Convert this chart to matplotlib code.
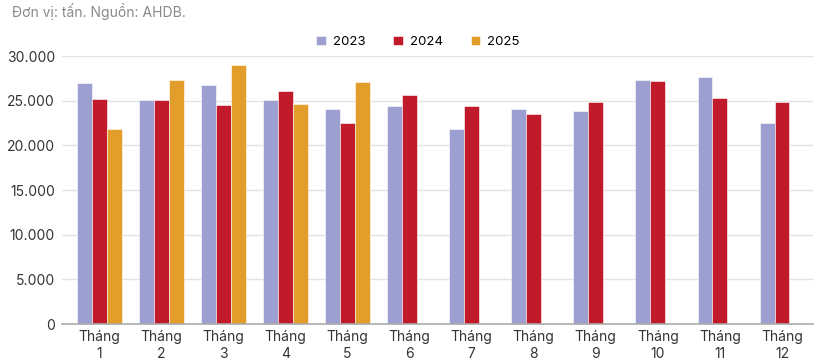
import numpy as np
import matplotlib.pyplot as plt
from matplotlib.ticker import FuncFormatter

plt.rcParams['font.family'] = ['Inter', 'DejaVu Sans']

months = ['Tháng\n%d' % m for m in range(1, 13)]
years = ['2023', '2024', '2025']
v2023 = [27000, 25100, 26700, 25100, 24050, 24350, 21850, 24050, 23800, 27300, 27700, 22550]
v2024 = [25200, 25050, 24550, 26100, 22550, 25600, 24450, 23500, 24850, 27150, 25300, 24850]
v2025 = [21850, 27300, 29000, 24600, 27050, np.nan, np.nan, np.nan, np.nan, np.nan, np.nan, np.nan]
colors = ['#9d9fd0', '#c11a2b', '#e29d2a']

fig = plt.figure(figsize=(8.29, 3.61), dpi=100)
ax = fig.add_axes([62 / 829, 37 / 361, 751 / 829, 268 / 361])

x = np.arange(len(months))
bar_width = 0.24
for i, (vals, year) in enumerate(zip([v2023, v2024, v2025], years)):
    ax.bar(x + (i - 1) * bar_width, vals, bar_width, color=colors[i], label=year,
           edgecolor='white', linewidth=0.4, zorder=3)

ax.set_xlim(-0.6, 11.5)
ax.set_ylim(0, 30000)
ax.set_yticks(range(0, 30001, 5000))
ax.yaxis.set_major_formatter(FuncFormatter(lambda v, p: f'{int(v):,}'.replace(',', '.')))
ax.set_xticks(x)
ax.set_xticklabels(months, fontsize=10, color='#333333', linespacing=1.3)
ax.tick_params(axis='y', labelsize=10, labelcolor='#333333', length=0, pad=5)
ax.tick_params(axis='x', length=0, pad=4)
ax.grid(axis='y', color='#e3e3e3', linewidth=1, zorder=0)
for s in ['top', 'right', 'left']:
    ax.spines[s].set_visible(False)
ax.spines['bottom'].set_color('#aaaaaa')
ax.spines['bottom'].set_linewidth(1.2)
ax.spines['bottom'].set_zorder(4)

ax.legend(loc='center', bbox_to_anchor=(418 / 829, 1 - 42 / 361), bbox_transform=fig.transFigure,
          ncol=3, frameon=False, fontsize=9.5, handlelength=0.75, handleheight=0.75,
          columnspacing=2.1, handletextpad=0.5)
fig.text(12 / 829, 1 - 12 / 361, 'Đơn vị: tấn. Nguồn: AHDB.', fontsize=10, color='#8a8a8a',
         va='center', ha='left')

fig.savefig('out.png', dpi=100)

What you will do: Print the complete listing exactly, apart from any pictures.

Exercise response:
Convert this chart to matplotlib code.
import numpy as np
import matplotlib.pyplot as plt
from matplotlib.ticker import FuncFormatter

plt.rcParams['font.family'] = ['Inter', 'DejaVu Sans']

months = ['Tháng\n%d' % m for m in range(1, 13)]
years = ['2023', '2024', '2025']
v2023 = [27000, 25100, 26700, 25100, 24050, 24350, 21850, 24050, 23800, 27300, 27700, 22550]
v2024 = [25200, 25050, 24550, 26100, 22550, 25600, 24450, 23500, 24850, 27150, 25300, 24850]
v2025 = [21850, 27300, 29000, 24600, 27050, np.nan, np.nan, np.nan, np.nan, np.nan, np.nan, np.nan]
colors = ['#9d9fd0', '#c11a2b', '#e29d2a']

fig = plt.figure(figsize=(8.29, 3.61), dpi=100)
ax = fig.add_axes([62 / 829, 37 / 361, 751 / 829, 268 / 361])

x = np.arange(len(months))
bar_width = 0.24
for i, (vals, year) in enumerate(zip([v2023, v2024, v2025], years)):
    ax.bar(x + (i - 1) * bar_width, vals, bar_width, color=colors[i], label=year,
           edgecolor='white', linewidth=0.4, zorder=3)

ax.set_xlim(-0.6, 11.5)
ax.set_ylim(0, 30000)
ax.set_yticks(range(0, 30001, 5000))
ax.yaxis.set_major_formatter(FuncFormatter(lambda v, p: f'{int(v):,}'.replace(',', '.')))
ax.set_xticks(x)
ax.set_xticklabels(months, fontsize=10, color='#333333', linespacing=1.3)
ax.tick_params(axis='y', labelsize=10, labelcolor='#333333', length=0, pad=5)
ax.tick_params(axis='x', length=0, pad=4)
ax.grid(axis='y', color='#e3e3e3', linewidth=1, zorder=0)
for s in ['top', 'right', 'left']:
    ax.spines[s].set_visible(False)
ax.spines['bottom'].set_color('#aaaaaa')
ax.spines['bottom'].set_linewidth(1.2)
ax.spines['bottom'].set_zorder(4)

ax.legend(loc='center', bbox_to_anchor=(418 / 829, 1 - 42 / 361), bbox_transform=fig.transFigure,
          ncol=3, frameon=False, fontsize=9.5, handlelength=0.75, handleheight=0.75,
          columnspacing=2.1, handletextpad=0.5)
fig.text(12 / 829, 1 - 12 / 361, 'Đơn vị: tấn. Nguồn: AHDB.', fontsize=10, color='#8a8a8a',
         va='center', ha='left')

fig.savefig('out.png', dpi=100)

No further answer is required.